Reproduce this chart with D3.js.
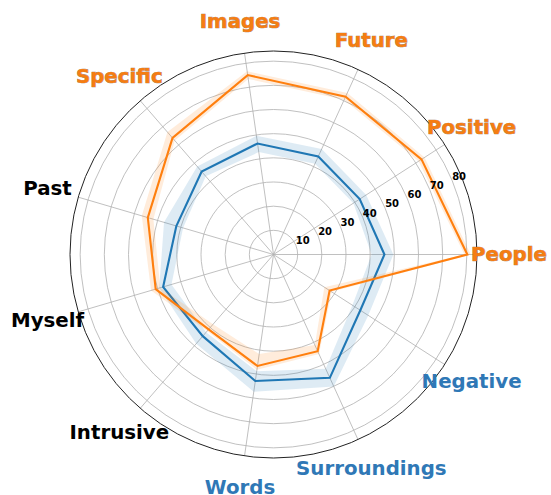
<!DOCTYPE html>
<html>
<head>
<meta charset="utf-8">
<script src="https://cdn.jsdelivr.net/npm/d3@7"></script>
<style>
  html, body { margin: 0; padding: 0; background: #fff; }
  svg { display: block; }
  text { font-family: "DejaVu Sans", sans-serif; font-weight: bold; }
</style>
</head>
<body>
<div id="chart"></div>
<script>
// Categories, in counter-clockwise order starting at 3 o'clock
const categories = ["People", "Positive", "Future", "Images", "Specific", "Past",
                    "Myself", "Intrusive", "Words", "Surroundings", "Negative"];

// Group A (blue): mean and interval bounds
const groupAMean  = [45.9, 42.4, 44.6, 46.4, 45.4, 41.9, 47.6, 44.7, 52.9, 56.1, 42.7];
const groupALower = [40.6, 39.3, 41.3, 42.8, 42.8, 39.0, 44.0, 42.6, 48.8, 52.0, 38.8];
const groupAUpper = [49.6, 45.6, 48.0, 49.6, 48.2, 47.2, 49.3, 48.8, 57.4, 60.0, 46.6];

// Group B (orange): mean and interval bounds
const groupBMean  = [80.2, 72.8, 71.8, 75.0, 63.8, 54.2, 50.8, 41.0, 46.6, 44.0, 27.6];
const groupBLower = [79.0, 71.4, 70.4, 73.4, 62.4, 51.8, 48.8, 38.2, 41.6, 41.2, 25.0];
const groupBUpper = [81.6, 74.3, 73.5, 76.6, 67.0, 56.8, 52.8, 41.9, 48.2, 45.3, 28.6];

// Which group is higher on each category ("B", "A" or "none")
const higherGroup = ["B", "B", "B", "B", "B", "none", "none", "none", "A", "A", "A"];

// Radial ticks
const radialTicks = [10, 20, 30, 40, 50, 60, 70, 80];
const radialMax = 84.2;

const width = 551, height = 495;
const cx = 273.5, cy = 254.5;
const outerR = 203.5;
const labelR = 235.5;

const colorA = "#1f77b4";
const colorB = "#ff7f0e";
const labelColor = { A: "#2f78b6", B: "#f57d12", none: "#000000" };

const svg = d3.select("#chart").append("svg")
  .attr("width", width).attr("height", height);

const g = svg.append("g").attr("transform", `translate(${cx},${cy})`);

const r = d3.scaleLinear().domain([0, radialMax]).range([0, outerR]);
// d3 angles run clockwise from 12 o'clock; categories start at 3 o'clock and go counter-clockwise
const step = 2 * Math.PI / categories.length;
const angle = i => Math.PI / 2 - i * step;

// Grid rings
g.append("g").selectAll("circle").data(radialTicks).join("circle")
  .attr("r", d => r(d))
  .attr("fill", "none")
  .attr("stroke", "#b0b0b0")
  .attr("stroke-width", 0.8);

// Spokes
g.append("g").selectAll("line").data(categories).join("line")
  .attr("x1", 0).attr("y1", 0)
  .attr("x2", (d, i) => outerR * Math.sin(angle(i)))
  .attr("y2", (d, i) => -outerR * Math.cos(angle(i)))
  .attr("stroke", "#b0b0b0")
  .attr("stroke-width", 0.8);

// Outer frame
g.append("circle")
  .attr("r", outerR)
  .attr("fill", "none")
  .attr("stroke", "#222")
  .attr("stroke-width", 1);

const radial = d3.lineRadial()
  .angle((d, i) => angle(i))
  .radius(d => r(d))
  .curve(d3.curveLinearClosed);

function drawSeries(mean, lower, upper, color) {
  g.append("path")
    .attr("d", radial(upper) + radial(lower))
    .attr("fill", color)
    .attr("fill-opacity", 0.15)
    .attr("fill-rule", "evenodd")
    .attr("stroke", "none");
  g.append("path")
    .attr("d", radial(mean))
    .attr("fill", "none")
    .attr("stroke", color)
    .attr("stroke-width", 2.1)
    .attr("stroke-linejoin", "miter");
}

drawSeries(groupAMean, groupALower, groupAUpper, colorA);
drawSeries(groupBMean, groupBLower, groupBUpper, colorB);

// Radial tick labels along 22.5 degrees
const tickAngle = Math.PI / 8;
g.append("g").selectAll("text").data(radialTicks).join("text")
  .attr("x", d => r(d) * Math.cos(tickAngle))
  .attr("y", d => -r(d) * Math.sin(tickAngle) - 1)
  .attr("text-anchor", "start")
  .attr("font-size", 10)
  .attr("fill", "#000")
  .text(d => d);

// Category labels
g.append("g").selectAll("text").data(categories).join("text")
  .attr("x", (d, i) => labelR * Math.sin(angle(i)))
  .attr("y", (d, i) => -labelR * Math.cos(angle(i)))
  .attr("text-anchor", "middle")
  .attr("dominant-baseline", "central")
  .attr("font-size", 19.8)
  .attr("fill", (d, i) => labelColor[higherGroup[i]])
  .attr("stroke", (d, i) => higherGroup[i] === "B" ? "#7a5030" : "none")
  .attr("stroke-width", 0.7)
  .attr("stroke-opacity", 0.75)
  .attr("paint-order", "stroke")
  .text(d => d);
</script>
</body>
</html>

_What you have to do_. Omit any images, then output the listing exactly.

_Written solution_.
Reproduce this chart with D3.js.
<!DOCTYPE html>
<html>
<head>
<meta charset="utf-8">
<script src="https://cdn.jsdelivr.net/npm/d3@7"></script>
<style>
  html, body { margin: 0; padding: 0; background: #fff; }
  svg { display: block; }
  text { font-family: "DejaVu Sans", sans-serif; font-weight: bold; }
</style>
</head>
<body>
<div id="chart"></div>
<script>
// Categories, in counter-clockwise order starting at 3 o'clock
const categories = ["People", "Positive", "Future", "Images", "Specific", "Past",
                    "Myself", "Intrusive", "Words", "Surroundings", "Negative"];

// Group A (blue): mean and interval bounds
const groupAMean  = [45.9, 42.4, 44.6, 46.4, 45.4, 41.9, 47.6, 44.7, 52.9, 56.1, 42.7];
const groupALower = [40.6, 39.3, 41.3, 42.8, 42.8, 39.0, 44.0, 42.6, 48.8, 52.0, 38.8];
const groupAUpper = [49.6, 45.6, 48.0, 49.6, 48.2, 47.2, 49.3, 48.8, 57.4, 60.0, 46.6];

// Group B (orange): mean and interval bounds
const groupBMean  = [80.2, 72.8, 71.8, 75.0, 63.8, 54.2, 50.8, 41.0, 46.6, 44.0, 27.6];
const groupBLower = [79.0, 71.4, 70.4, 73.4, 62.4, 51.8, 48.8, 38.2, 41.6, 41.2, 25.0];
const groupBUpper = [81.6, 74.3, 73.5, 76.6, 67.0, 56.8, 52.8, 41.9, 48.2, 45.3, 28.6];

// Which group is higher on each category ("B", "A" or "none")
const higherGroup = ["B", "B", "B", "B", "B", "none", "none", "none", "A", "A", "A"];

// Radial ticks
const radialTicks = [10, 20, 30, 40, 50, 60, 70, 80];
const radialMax = 84.2;

const width = 551, height = 495;
const cx = 273.5, cy = 254.5;
const outerR = 203.5;
const labelR = 235.5;

const colorA = "#1f77b4";
const colorB = "#ff7f0e";
const labelColor = { A: "#2f78b6", B: "#f57d12", none: "#000000" };

const svg = d3.select("#chart").append("svg")
  .attr("width", width).attr("height", height);

const g = svg.append("g").attr("transform", `translate(${cx},${cy})`);

const r = d3.scaleLinear().domain([0, radialMax]).range([0, outerR]);
// d3 angles run clockwise from 12 o'clock; categories start at 3 o'clock and go counter-clockwise
const step = 2 * Math.PI / categories.length;
const angle = i => Math.PI / 2 - i * step;

// Grid rings
g.append("g").selectAll("circle").data(radialTicks).join("circle")
  .attr("r", d => r(d))
  .attr("fill", "none")
  .attr("stroke", "#b0b0b0")
  .attr("stroke-width", 0.8);

// Spokes
g.append("g").selectAll("line").data(categories).join("line")
  .attr("x1", 0).attr("y1", 0)
  .attr("x2", (d, i) => outerR * Math.sin(angle(i)))
  .attr("y2", (d, i) => -outerR * Math.cos(angle(i)))
  .attr("stroke", "#b0b0b0")
  .attr("stroke-width", 0.8);

// Outer frame
g.append("circle")
  .attr("r", outerR)
  .attr("fill", "none")
  .attr("stroke", "#222")
  .attr("stroke-width", 1);

const radial = d3.lineRadial()
  .angle((d, i) => angle(i))
  .radius(d => r(d))
  .curve(d3.curveLinearClosed);

function drawSeries(mean, lower, upper, color) {
  g.append("path")
    .attr("d", radial(upper) + radial(lower))
    .attr("fill", color)
    .attr("fill-opacity", 0.15)
    .attr("fill-rule", "evenodd")
    .attr("stroke", "none");
  g.append("path")
    .attr("d", radial(mean))
    .attr("fill", "none")
    .attr("stroke", color)
    .attr("stroke-width", 2.1)
    .attr("stroke-linejoin", "miter");
}

drawSeries(groupAMean, groupALower, groupAUpper, colorA);
drawSeries(groupBMean, groupBLower, groupBUpper, colorB);

// Radial tick labels along 22.5 degrees
const tickAngle = Math.PI / 8;
g.append("g").selectAll("text").data(radialTicks).join("text")
  .attr("x", d => r(d) * Math.cos(tickAngle))
  .attr("y", d => -r(d) * Math.sin(tickAngle) - 1)
  .attr("text-anchor", "start")
  .attr("font-size", 10)
  .attr("fill", "#000")
  .text(d => d);

// Category labels
g.append("g").selectAll("text").data(categories).join("text")
  .attr("x", (d, i) => labelR * Math.sin(angle(i)))
  .attr("y", (d, i) => -labelR * Math.cos(angle(i)))
  .attr("text-anchor", "middle")
  .attr("dominant-baseline", "central")
  .attr("font-size", 19.8)
  .attr("fill", (d, i) => labelColor[higherGroup[i]])
  .attr("stroke", (d, i) => higherGroup[i] === "B" ? "#7a5030" : "none")
  .attr("stroke-width", 0.7)
  .attr("stroke-opacity", 0.75)
  .attr("paint-order", "stroke")
  .text(d => d);
</script>
</body>
</html>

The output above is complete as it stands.